The remaining half of the pancakes are stored in plastic bags and put in the refrigerator for that week.
If I am making breakfast for my husband, I re-heat on top of the stove or sometimes I will use the oven while I made the eggs.
Step 10: Favorite Egg Recipe
I have been making a full size breakfast everyday since March 31 for my husband. I usually make fried eggs, scrambled eggs, eggs over easy and boiled eggs for breakfast. Dried tomatoes would be tasty with his favorite egg recipe.
I made these eggs baked in a mini loaf pan; modifying my scrambled egg recipe, by adding chopped parsley, chopped chives, organic lemons zest and a pinch of lemon infused sea salt and I used one precooked diced sausage patty. I wanted to see how well this would re-heat in a microwave. I would have used a large muffin pan but I do not have a large one, so I used a mini loaf pan instead. I was pretty sure I would not like eggs made this way, especially re-heated in a microwave but I was amazed at how good it tasted.
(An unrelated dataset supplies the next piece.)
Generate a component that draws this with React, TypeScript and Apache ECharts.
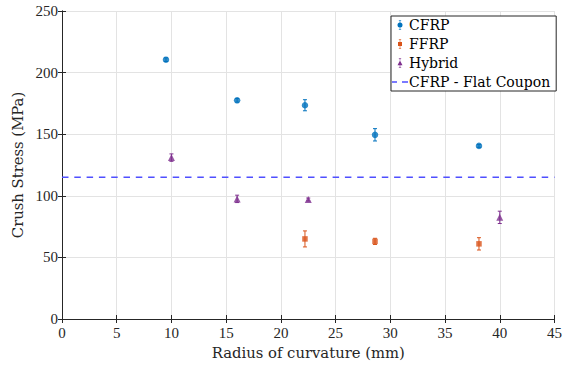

I made two batches one with the yeast flakes and one without and my husband and I liked both of them. He thought I worked all day to make this recipe and told me he did not expect me to make it very often. I think I will keep it a secret, so he will feel extra special, having them for breakfast everyday for a week, about once a month! Maybe it will inspire him to remodel my tiny kitchen which needs more counter space.
When I made this recipe, I layered the egg whites first into a coated mini loaf and then I added the mixed yolks with the cooked vegetables, sausage, and then topped the loaf with the pre-cooked sliced mushrooms, the remaining egg yolk and lastly the parsley mixture.
3 egg yolks 2 were beaten with a tablespoon of nutritional yeast flakes and one was left whole.
3 egg whites slightly beaten.
1/8 to a scant 1/4 cup pre-cooked sausage patty, onion, mushroom, baby bell peppers, cherry tomatoes, corn and salt and pepper added to the two beaten egg yolks.
2 tablespoons chopped parsley
1 tablespoon chopped chives
1 teaspoon organic lemon zest
I added one tablespoon of nutritional yeast to the beaten egg yolks to one batch.
Mix together and season to taste with lemon infused sea salt and ground pepper
Pam for coating the loaf pan
Bake at 350 degrees F for about twenty to twenty five minutes or until the whites are not runny.
Cool and store in a covered dish in the refrigerator, for up to a week.
Step 11: Sunshiines Final Thoughts
I love to cook but making breakfast has never been something I look forward to until now! Timing everything to be ready at the same time and keeping them warm, is really hard for me with a limited work space and an oven that does not have a warm temperature. I prefer not using the microwave.
There is a lot of prep work involved in making pre-cooked meals but in the long run it saves money and a considerable amount of time.
I am glad I made the decision to include breakfast in my cooking marathons because my husband has a lot more energy.
I hope these methods will make your cooking and baking marathons easier.
Thanks for stopping by and do have a safe and Happy Spring!